The hidden curriculum is taught in how a teacher responds when a student pushes back. How a leader behaves when things go wrong. How colleagues collaborate around the water cooler. In the true acceptance and inclusion within a school. In whether parents and school speak the same language or quietly undermine each other. In every moment children watch adults navigate pressure, conflict and connection.
It's happening all the time. Whether we're intentional about it or not. So we need to know that:
(1) Present adults are essential to wellbeing.
The hidden curriculum of a regulated teacher (one who takes responsibility, stays consistent and is authentic) teaches children more about resilience, trust and safety than any lesson plan. But you can't model what you don't have. A burnt out teacher isn't failing their students through lack of effort or care. They're failing them through lack of support. When we don't invest in the wellbeing and regulation of adults, we don't just lose good teachers to burnout. We lose the most powerful vehicle for the hidden curriculum.
(2) The parent relationship writes a significant portion of the hidden curriculum.

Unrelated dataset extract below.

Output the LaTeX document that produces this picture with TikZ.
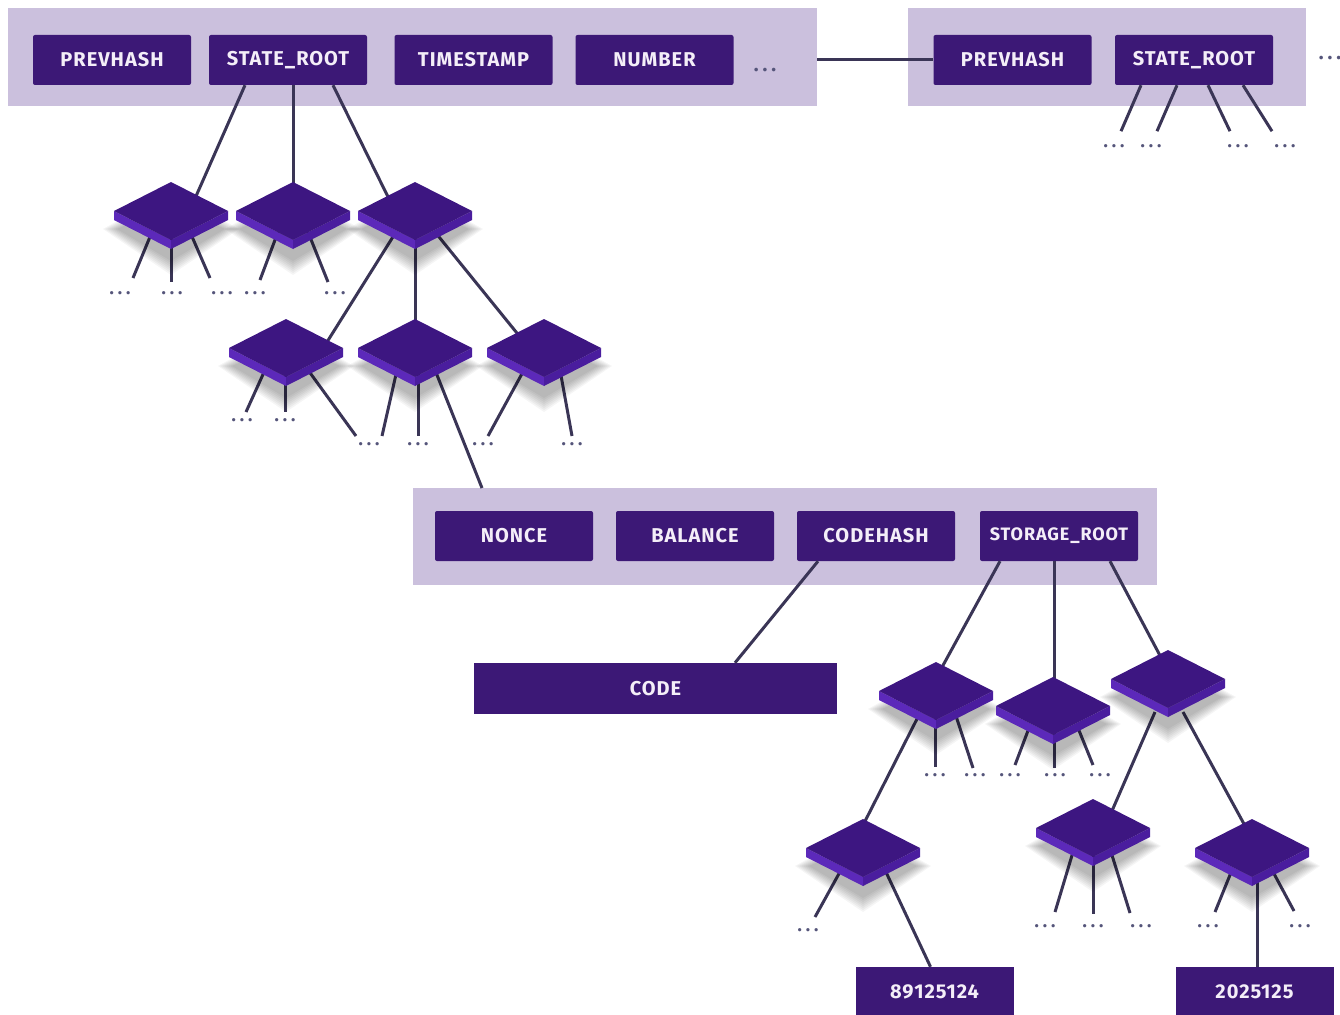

When school and home are relationally aligned, children experience coherence and when they're not, children experience friction. We see this in their behaviour, their anxiety, their readiness to learn. What happens at home doesn't stay at home. If a school wants to truly embody their mission, they need to align with parents - or engage parents to align with them. That doesn't happen through better policy but through improved relational practice.
(3) Policy doesn't change the hidden curriculum. People do.
I've written enough educational policy to know a good-looking one when I see it. I've seen brilliant policies gather dust and ordinary ones transform schools based entirely on the relational culture around them. What adults do always speaks louder than what schools write.
(4) Regulation is the hidden curriculum in action.
Whether an adult stays calm under pressure or completely loses it, they're always teaching. Regulation isn't a personality trait, it's a professional skill. And when adults build it deliberately, regulated children follow. Regulated children learn better, connect better and do better.
The relational health of a school community is its most underinvested asset and its most influential through the hidden curriculum.